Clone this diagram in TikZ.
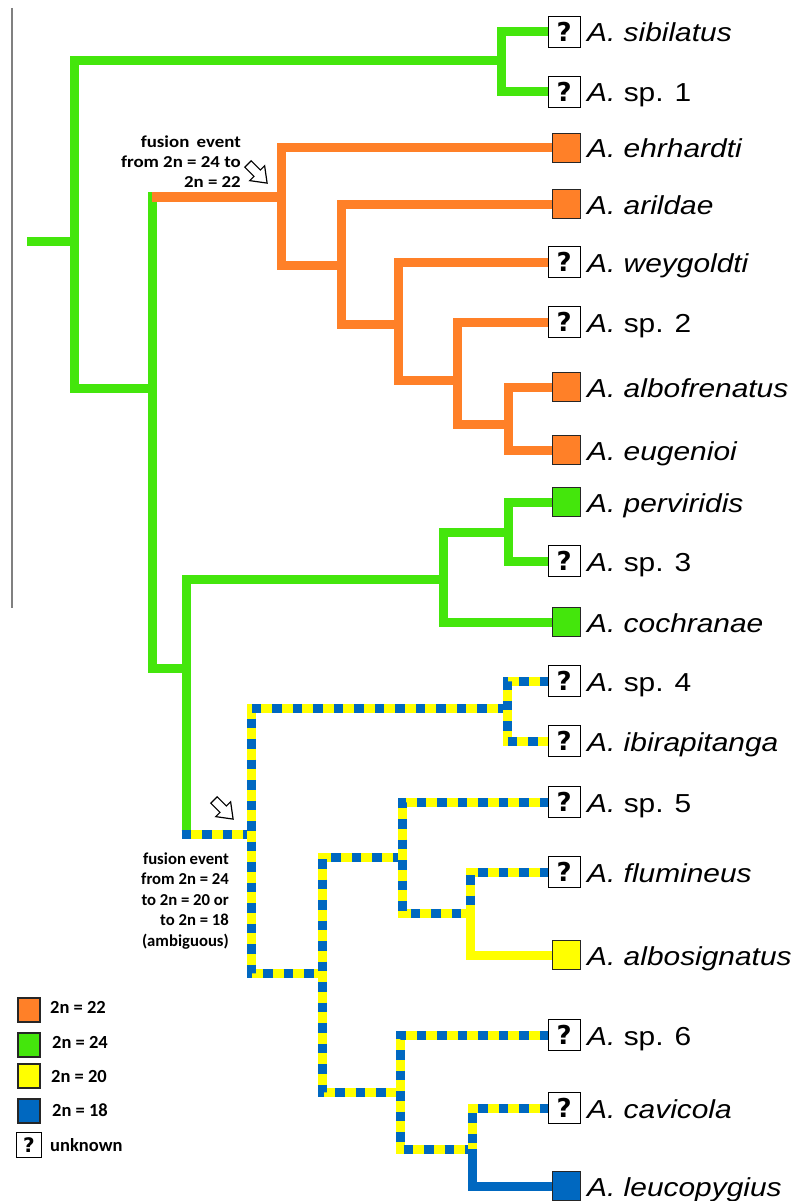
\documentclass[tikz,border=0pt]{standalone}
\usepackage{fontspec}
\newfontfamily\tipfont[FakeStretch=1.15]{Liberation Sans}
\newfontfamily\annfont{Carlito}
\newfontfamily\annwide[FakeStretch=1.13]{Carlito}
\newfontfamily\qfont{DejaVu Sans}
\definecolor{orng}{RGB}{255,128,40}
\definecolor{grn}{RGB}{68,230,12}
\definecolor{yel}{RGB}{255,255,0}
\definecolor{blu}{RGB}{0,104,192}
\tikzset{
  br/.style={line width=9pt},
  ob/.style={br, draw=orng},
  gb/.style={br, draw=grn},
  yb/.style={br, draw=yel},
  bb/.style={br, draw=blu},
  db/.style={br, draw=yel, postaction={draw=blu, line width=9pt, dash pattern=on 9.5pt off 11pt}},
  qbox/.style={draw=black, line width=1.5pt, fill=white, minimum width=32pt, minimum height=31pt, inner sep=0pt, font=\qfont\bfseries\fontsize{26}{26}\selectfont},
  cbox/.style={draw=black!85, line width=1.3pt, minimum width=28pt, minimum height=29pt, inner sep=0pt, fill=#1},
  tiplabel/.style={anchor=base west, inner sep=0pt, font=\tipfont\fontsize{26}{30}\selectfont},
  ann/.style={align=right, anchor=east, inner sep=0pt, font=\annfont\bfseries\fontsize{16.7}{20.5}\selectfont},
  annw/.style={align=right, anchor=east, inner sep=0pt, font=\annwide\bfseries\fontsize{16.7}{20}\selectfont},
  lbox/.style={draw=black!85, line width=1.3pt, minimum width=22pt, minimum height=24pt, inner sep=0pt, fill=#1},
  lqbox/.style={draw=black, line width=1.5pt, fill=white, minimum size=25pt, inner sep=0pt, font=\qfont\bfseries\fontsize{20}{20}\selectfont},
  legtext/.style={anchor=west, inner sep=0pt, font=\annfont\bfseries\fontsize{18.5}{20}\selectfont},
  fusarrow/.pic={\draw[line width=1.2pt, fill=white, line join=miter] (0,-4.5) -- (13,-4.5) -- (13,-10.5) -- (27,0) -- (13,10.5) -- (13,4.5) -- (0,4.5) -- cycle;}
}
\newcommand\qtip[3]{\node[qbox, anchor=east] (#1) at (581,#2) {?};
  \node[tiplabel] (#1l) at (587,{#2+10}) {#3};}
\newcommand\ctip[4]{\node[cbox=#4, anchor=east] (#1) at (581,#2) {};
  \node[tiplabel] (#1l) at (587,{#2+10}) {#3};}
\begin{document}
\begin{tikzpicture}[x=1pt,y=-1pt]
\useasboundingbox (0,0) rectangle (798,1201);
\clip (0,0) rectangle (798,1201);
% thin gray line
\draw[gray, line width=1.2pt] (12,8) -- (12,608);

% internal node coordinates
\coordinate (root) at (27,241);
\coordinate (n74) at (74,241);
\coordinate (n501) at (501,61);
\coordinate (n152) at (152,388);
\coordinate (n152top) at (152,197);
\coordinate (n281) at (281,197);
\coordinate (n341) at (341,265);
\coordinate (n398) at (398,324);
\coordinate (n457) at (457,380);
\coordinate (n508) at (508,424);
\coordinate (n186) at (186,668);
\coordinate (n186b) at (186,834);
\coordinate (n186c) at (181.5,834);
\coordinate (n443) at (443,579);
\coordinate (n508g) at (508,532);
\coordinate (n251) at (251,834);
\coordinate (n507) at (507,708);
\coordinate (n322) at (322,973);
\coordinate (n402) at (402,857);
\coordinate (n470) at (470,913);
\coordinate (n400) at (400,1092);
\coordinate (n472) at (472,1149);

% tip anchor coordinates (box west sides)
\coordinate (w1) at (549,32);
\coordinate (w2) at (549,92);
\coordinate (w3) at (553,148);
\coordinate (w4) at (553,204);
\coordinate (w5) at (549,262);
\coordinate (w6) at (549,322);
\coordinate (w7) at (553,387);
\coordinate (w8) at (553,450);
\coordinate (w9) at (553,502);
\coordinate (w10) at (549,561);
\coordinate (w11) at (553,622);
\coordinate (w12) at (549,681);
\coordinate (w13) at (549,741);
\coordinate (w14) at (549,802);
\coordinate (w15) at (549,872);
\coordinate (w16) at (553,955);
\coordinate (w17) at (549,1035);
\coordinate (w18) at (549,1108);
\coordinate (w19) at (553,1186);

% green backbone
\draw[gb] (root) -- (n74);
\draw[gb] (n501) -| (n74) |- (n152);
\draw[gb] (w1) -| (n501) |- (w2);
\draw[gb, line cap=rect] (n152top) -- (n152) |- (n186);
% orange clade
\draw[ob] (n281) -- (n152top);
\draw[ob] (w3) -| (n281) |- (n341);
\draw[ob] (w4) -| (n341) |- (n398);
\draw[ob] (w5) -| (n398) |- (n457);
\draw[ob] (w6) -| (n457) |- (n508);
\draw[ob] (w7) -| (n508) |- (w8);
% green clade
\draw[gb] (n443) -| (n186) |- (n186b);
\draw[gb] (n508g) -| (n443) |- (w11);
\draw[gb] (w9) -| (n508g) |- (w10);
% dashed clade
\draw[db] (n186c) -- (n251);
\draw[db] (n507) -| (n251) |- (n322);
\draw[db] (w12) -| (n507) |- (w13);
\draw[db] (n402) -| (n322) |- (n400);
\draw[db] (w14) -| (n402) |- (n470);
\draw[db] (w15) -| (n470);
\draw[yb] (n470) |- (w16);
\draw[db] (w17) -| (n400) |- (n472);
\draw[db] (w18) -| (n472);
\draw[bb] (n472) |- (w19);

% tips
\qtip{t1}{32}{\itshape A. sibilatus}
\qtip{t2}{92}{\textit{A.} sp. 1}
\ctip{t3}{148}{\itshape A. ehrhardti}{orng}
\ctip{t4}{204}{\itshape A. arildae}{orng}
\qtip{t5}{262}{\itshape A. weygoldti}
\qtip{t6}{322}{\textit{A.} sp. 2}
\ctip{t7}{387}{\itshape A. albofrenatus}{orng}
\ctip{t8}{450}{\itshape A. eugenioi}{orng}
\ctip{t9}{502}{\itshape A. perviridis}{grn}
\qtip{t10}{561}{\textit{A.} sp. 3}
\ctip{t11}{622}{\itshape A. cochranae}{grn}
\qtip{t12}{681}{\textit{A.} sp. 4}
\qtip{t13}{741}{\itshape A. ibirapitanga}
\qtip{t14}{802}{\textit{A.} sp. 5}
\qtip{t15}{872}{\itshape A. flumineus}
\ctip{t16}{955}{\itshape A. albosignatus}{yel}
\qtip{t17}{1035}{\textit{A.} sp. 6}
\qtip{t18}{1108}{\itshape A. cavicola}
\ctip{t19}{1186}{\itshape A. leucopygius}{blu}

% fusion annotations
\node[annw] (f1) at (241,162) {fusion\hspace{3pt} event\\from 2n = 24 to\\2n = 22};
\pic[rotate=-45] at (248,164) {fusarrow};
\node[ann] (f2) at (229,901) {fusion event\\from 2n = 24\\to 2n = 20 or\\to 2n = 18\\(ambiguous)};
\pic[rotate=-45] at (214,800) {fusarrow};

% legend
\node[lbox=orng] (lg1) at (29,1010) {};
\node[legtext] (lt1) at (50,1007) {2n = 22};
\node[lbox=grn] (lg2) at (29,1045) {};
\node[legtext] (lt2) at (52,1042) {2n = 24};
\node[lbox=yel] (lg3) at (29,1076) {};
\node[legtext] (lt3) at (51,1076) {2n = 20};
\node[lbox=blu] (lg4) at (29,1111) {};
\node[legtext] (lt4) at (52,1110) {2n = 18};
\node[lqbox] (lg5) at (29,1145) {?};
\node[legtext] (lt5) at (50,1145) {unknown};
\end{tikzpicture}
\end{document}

▶ [TASK OBJECTIVE]
Give again, word for word, every line from the top of the data above to the line holding "(12,8) -- (12,608);", inclusive, with the pictures left out.

▶ [ANSWER FOR THE TASK]
Clone this diagram in TikZ.
\documentclass[tikz,border=0pt]{standalone}
\usepackage{fontspec}
\newfontfamily\tipfont[FakeStretch=1.15]{Liberation Sans}
\newfontfamily\annfont{Carlito}
\newfontfamily\annwide[FakeStretch=1.13]{Carlito}
\newfontfamily\qfont{DejaVu Sans}
\definecolor{orng}{RGB}{255,128,40}
\definecolor{grn}{RGB}{68,230,12}
\definecolor{yel}{RGB}{255,255,0}
\definecolor{blu}{RGB}{0,104,192}
\tikzset{
  br/.style={line width=9pt},
  ob/.style={br, draw=orng},
  gb/.style={br, draw=grn},
  yb/.style={br, draw=yel},
  bb/.style={br, draw=blu},
  db/.style={br, draw=yel, postaction={draw=blu, line width=9pt, dash pattern=on 9.5pt off 11pt}},
  qbox/.style={draw=black, line width=1.5pt, fill=white, minimum width=32pt, minimum height=31pt, inner sep=0pt, font=\qfont\bfseries\fontsize{26}{26}\selectfont},
  cbox/.style={draw=black!85, line width=1.3pt, minimum width=28pt, minimum height=29pt, inner sep=0pt, fill=#1},
  tiplabel/.style={anchor=base west, inner sep=0pt, font=\tipfont\fontsize{26}{30}\selectfont},
  ann/.style={align=right, anchor=east, inner sep=0pt, font=\annfont\bfseries\fontsize{16.7}{20.5}\selectfont},
  annw/.style={align=right, anchor=east, inner sep=0pt, font=\annwide\bfseries\fontsize{16.7}{20}\selectfont},
  lbox/.style={draw=black!85, line width=1.3pt, minimum width=22pt, minimum height=24pt, inner sep=0pt, fill=#1},
  lqbox/.style={draw=black, line width=1.5pt, fill=white, minimum size=25pt, inner sep=0pt, font=\qfont\bfseries\fontsize{20}{20}\selectfont},
  legtext/.style={anchor=west, inner sep=0pt, font=\annfont\bfseries\fontsize{18.5}{20}\selectfont},
  fusarrow/.pic={\draw[line width=1.2pt, fill=white, line join=miter] (0,-4.5) -- (13,-4.5) -- (13,-10.5) -- (27,0) -- (13,10.5) -- (13,4.5) -- (0,4.5) -- cycle;}
}
\newcommand\qtip[3]{\node[qbox, anchor=east] (#1) at (581,#2) {?};
  \node[tiplabel] (#1l) at (587,{#2+10}) {#3};}
\newcommand\ctip[4]{\node[cbox=#4, anchor=east] (#1) at (581,#2) {};
  \node[tiplabel] (#1l) at (587,{#2+10}) {#3};}
\begin{document}
\begin{tikzpicture}[x=1pt,y=-1pt]
\useasboundingbox (0,0) rectangle (798,1201);
\clip (0,0) rectangle (798,1201);
% thin gray line
\draw[gray, line width=1.2pt] (12,8) -- (12,608);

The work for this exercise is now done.